● **Aim**
Quote the listing in full, exactly as given, minus any pictures.

[Code that draws figures]
■ ■ ■

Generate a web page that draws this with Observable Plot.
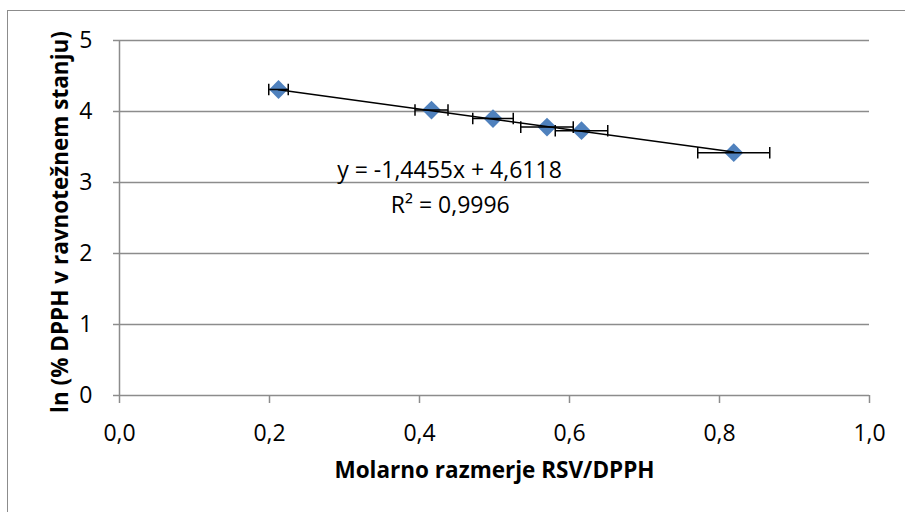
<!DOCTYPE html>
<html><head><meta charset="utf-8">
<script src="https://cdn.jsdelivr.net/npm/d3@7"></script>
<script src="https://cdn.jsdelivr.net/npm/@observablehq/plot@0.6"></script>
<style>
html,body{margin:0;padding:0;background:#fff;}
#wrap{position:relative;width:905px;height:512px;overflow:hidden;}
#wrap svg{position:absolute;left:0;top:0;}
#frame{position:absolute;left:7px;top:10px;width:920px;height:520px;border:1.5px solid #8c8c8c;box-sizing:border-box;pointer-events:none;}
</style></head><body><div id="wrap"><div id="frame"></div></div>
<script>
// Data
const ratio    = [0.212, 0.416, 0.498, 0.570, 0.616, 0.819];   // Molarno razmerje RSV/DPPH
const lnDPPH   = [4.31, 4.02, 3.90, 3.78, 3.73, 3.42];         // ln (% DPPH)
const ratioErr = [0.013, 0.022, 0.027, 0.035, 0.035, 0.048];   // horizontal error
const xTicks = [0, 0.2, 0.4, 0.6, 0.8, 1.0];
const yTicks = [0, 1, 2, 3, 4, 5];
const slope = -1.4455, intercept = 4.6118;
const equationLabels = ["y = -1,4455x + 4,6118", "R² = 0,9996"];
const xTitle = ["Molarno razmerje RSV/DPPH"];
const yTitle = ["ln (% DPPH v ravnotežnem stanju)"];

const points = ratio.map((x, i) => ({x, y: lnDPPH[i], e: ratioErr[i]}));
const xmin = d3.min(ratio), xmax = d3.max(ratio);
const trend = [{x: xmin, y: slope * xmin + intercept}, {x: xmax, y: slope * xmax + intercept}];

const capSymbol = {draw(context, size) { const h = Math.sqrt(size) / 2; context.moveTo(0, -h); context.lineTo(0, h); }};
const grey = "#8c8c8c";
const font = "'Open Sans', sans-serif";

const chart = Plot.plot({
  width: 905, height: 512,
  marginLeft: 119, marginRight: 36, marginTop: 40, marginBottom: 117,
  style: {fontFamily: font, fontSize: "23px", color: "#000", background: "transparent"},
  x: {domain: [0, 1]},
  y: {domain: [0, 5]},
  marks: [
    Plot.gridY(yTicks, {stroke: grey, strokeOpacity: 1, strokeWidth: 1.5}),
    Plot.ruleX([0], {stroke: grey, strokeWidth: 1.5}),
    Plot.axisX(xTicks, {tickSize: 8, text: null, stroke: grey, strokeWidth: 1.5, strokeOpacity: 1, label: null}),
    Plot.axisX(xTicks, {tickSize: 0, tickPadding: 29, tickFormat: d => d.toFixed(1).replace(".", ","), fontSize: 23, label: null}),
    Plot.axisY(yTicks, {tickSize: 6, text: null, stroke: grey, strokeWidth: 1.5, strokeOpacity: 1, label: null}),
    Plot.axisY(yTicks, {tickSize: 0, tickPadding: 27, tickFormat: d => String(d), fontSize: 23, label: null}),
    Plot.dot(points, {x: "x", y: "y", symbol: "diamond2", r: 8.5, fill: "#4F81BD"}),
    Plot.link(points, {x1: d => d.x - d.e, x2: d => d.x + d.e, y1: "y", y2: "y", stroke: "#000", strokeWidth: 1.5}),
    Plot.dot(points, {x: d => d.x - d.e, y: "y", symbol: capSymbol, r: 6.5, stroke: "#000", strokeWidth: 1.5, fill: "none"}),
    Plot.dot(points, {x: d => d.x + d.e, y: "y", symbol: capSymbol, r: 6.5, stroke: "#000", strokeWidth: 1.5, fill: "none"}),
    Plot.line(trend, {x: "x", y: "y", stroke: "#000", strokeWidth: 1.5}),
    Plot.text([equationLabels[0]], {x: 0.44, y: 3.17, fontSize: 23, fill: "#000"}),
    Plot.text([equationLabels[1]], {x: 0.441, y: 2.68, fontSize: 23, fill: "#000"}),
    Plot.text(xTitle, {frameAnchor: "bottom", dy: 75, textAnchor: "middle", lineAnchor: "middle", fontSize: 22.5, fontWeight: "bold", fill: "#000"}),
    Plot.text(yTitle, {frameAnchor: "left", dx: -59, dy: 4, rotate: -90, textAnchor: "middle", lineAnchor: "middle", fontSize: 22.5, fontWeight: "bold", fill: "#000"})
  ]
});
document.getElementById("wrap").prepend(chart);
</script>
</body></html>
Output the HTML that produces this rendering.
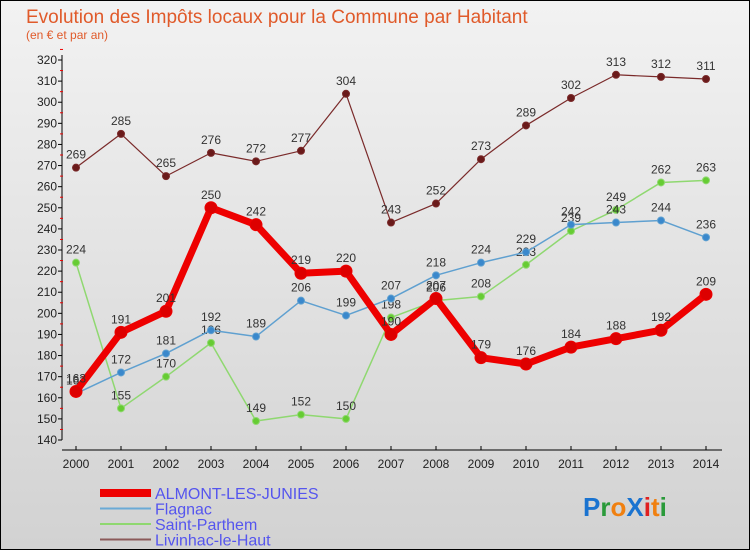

■ ■ ■

● **Solution to the exercise**
Generate a web page that draws this with Observable Plot.
<!DOCTYPE html>
<html><head><meta charset="utf-8">
<script src="https://cdn.jsdelivr.net/npm/d3@7"></script>
<script src="https://cdn.jsdelivr.net/npm/@observablehq/plot@0.6"></script>
<style>
html,body{margin:0;padding:0;background:#fff;}
#wrap{position:relative;width:905px;height:512px;overflow:hidden;}
#wrap svg{position:absolute;left:0;top:0;}
#frame{position:absolute;left:7px;top:10px;width:920px;height:520px;border:1.5px solid #8c8c8c;box-sizing:border-box;pointer-events:none;}
</style></head><body><div id="wrap"><div id="frame"></div></div>
<script>
// Data
const ratio    = [0.212, 0.416, 0.498, 0.570, 0.616, 0.819];   // Molarno razmerje RSV/DPPH
const lnDPPH   = [4.31, 4.02, 3.90, 3.78, 3.73, 3.42];         // ln (% DPPH)
const ratioErr = [0.013, 0.022, 0.027, 0.035, 0.035, 0.048];   // horizontal error
const xTicks = [0, 0.2, 0.4, 0.6, 0.8, 1.0];
const yTicks = [0, 1, 2, 3, 4, 5];
const slope = -1.4455, intercept = 4.6118;
const equationLabels = ["y = -1,4455x + 4,6118", "R² = 0,9996"];
const xTitle = ["Molarno razmerje RSV/DPPH"];
const yTitle = ["ln (% DPPH v ravnotežnem stanju)"];

const points = ratio.map((x, i) => ({x, y: lnDPPH[i], e: ratioErr[i]}));
const xmin = d3.min(ratio), xmax = d3.max(ratio);
const trend = [{x: xmin, y: slope * xmin + intercept}, {x: xmax, y: slope * xmax + intercept}];

const capSymbol = {draw(context, size) { const h = Math.sqrt(size) / 2; context.moveTo(0, -h); context.lineTo(0, h); }};
const grey = "#8c8c8c";
const font = "'Open Sans', sans-serif";

const chart = Plot.plot({
  width: 905, height: 512,
  marginLeft: 119, marginRight: 36, marginTop: 40, marginBottom: 117,
  style: {fontFamily: font, fontSize: "23px", color: "#000", background: "transparent"},
  x: {domain: [0, 1]},
  y: {domain: [0, 5]},
  marks: [
    Plot.gridY(yTicks, {stroke: grey, strokeOpacity: 1, strokeWidth: 1.5}),
    Plot.ruleX([0], {stroke: grey, strokeWidth: 1.5}),
    Plot.axisX(xTicks, {tickSize: 8, text: null, stroke: grey, strokeWidth: 1.5, strokeOpacity: 1, label: null}),
    Plot.axisX(xTicks, {tickSize: 0, tickPadding: 29, tickFormat: d => d.toFixed(1).replace(".", ","), fontSize: 23, label: null}),
    Plot.axisY(yTicks, {tickSize: 6, text: null, stroke: grey, strokeWidth: 1.5, strokeOpacity: 1, label: null}),
    Plot.axisY(yTicks, {tickSize: 0, tickPadding: 27, tickFormat: d => String(d), fontSize: 23, label: null}),
    Plot.dot(points, {x: "x", y: "y", symbol: "diamond2", r: 8.5, fill: "#4F81BD"}),
    Plot.link(points, {x1: d => d.x - d.e, x2: d => d.x + d.e, y1: "y", y2: "y", stroke: "#000", strokeWidth: 1.5}),
    Plot.dot(points, {x: d => d.x - d.e, y: "y", symbol: capSymbol, r: 6.5, stroke: "#000", strokeWidth: 1.5, fill: "none"}),
    Plot.dot(points, {x: d => d.x + d.e, y: "y", symbol: capSymbol, r: 6.5, stroke: "#000", strokeWidth: 1.5, fill: "none"}),
    Plot.line(trend, {x: "x", y: "y", stroke: "#000", strokeWidth: 1.5}),
    Plot.text([equationLabels[0]], {x: 0.44, y: 3.17, fontSize: 23, fill: "#000"}),
    Plot.text([equationLabels[1]], {x: 0.441, y: 2.68, fontSize: 23, fill: "#000"}),
    Plot.text(xTitle, {frameAnchor: "bottom", dy: 75, textAnchor: "middle", lineAnchor: "middle", fontSize: 22.5, fontWeight: "bold", fill: "#000"}),
    Plot.text(yTitle, {frameAnchor: "left", dx: -59, dy: 4, rotate: -90, textAnchor: "middle", lineAnchor: "middle", fontSize: 22.5, fontWeight: "bold", fill: "#000"})
  ]
});
document.getElementById("wrap").prepend(chart);
</script>
</body></html>
Output the HTML that produces this rendering.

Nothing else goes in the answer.